The crisis in Yemen – where pro-Iran Houthi rebels are battling the government, which is backed by a Saudi-led military coalition – "has only a political solution", said Iran's Foreign Minister Hossein Amirabdollahian.
"We believe that it is necessary to form a government in which all Yemeni parties participate, to maintain the national unity and sovereignty of Yemen," he said, according to state news agency Irna.
Mr Amirabdollahian was speaking at a memorial event for Hassan Eyrlou, Iran's late envoy to Sanaa, the rebel-held capital of Yemen.
Eyrlou died on Tuesday from coronavirus, days after his evacuation aboard an Iraqi plane, a rare exemption from a Saudi-led air blockade on Sanaa.
Iran's foreign ministry blamed the "slow co-operation of certain countries" in facilitating Erylou's evacuation. The comments were condemned by the Saudi-led coalition's spokesman Turki Al Malki as "defamatory".
Yemen has been embroiled in civil war since 2014. The Arab military coalition led by Saudi Arabia intervened in 2015 to back the government, a year after the Houthis seized Sanaa.
The UN estimates the conflict will have claimed 377,000 lives by the end of the year through direct and indirect effects.
More than 80 per cent of Yemen's population of about 30 million is dependent on humanitarian aid.

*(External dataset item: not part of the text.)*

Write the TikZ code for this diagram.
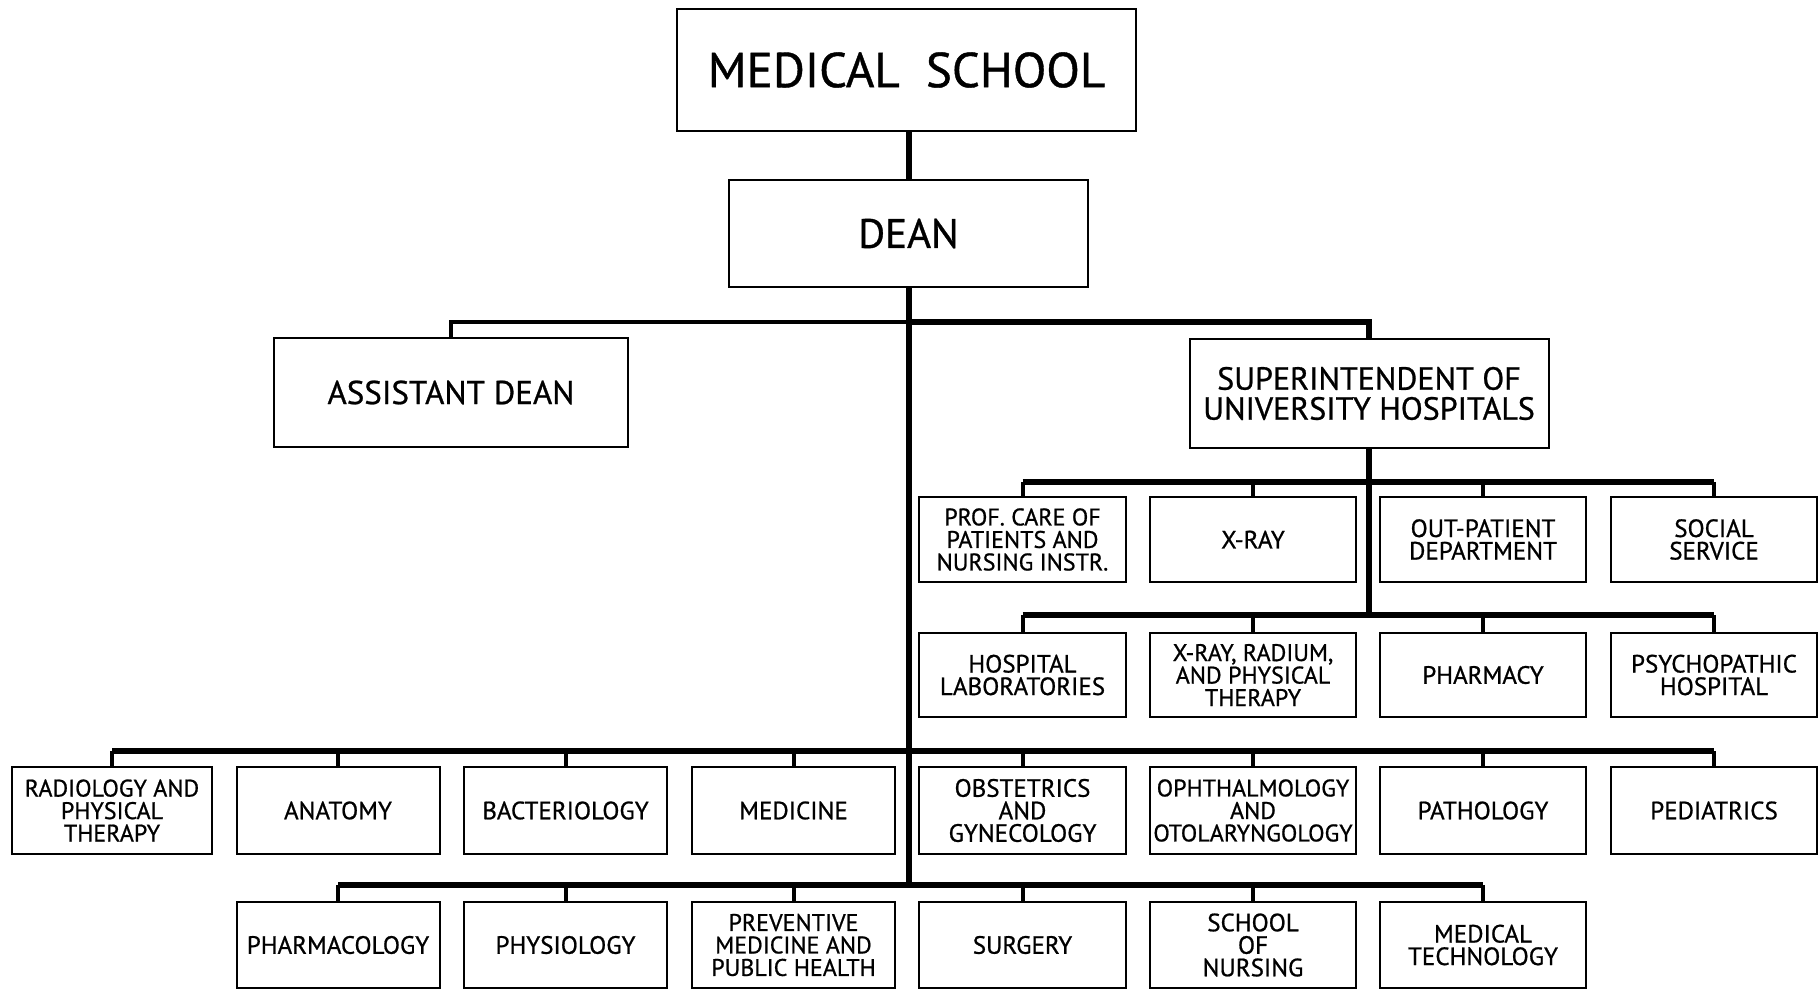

The Houthis come from the minority Zaidi Shiite sect of Islam and have their traditional stronghold in Yemen's mountainous north.
Between 2004 and 2010, they fought six wars against Yemen's government and battled Saudi Arabia in 2009-2010 after storming over the border.
The Saudis accuse Shiite-majority Iran of providing military support to the rebels, especially missiles and rockets fired into Saudi Arabia, claims Tehran denies.
On Saturday, the Saudi coalition launched what it called a "large-scale" military operation after a rocket attack by the Houthis.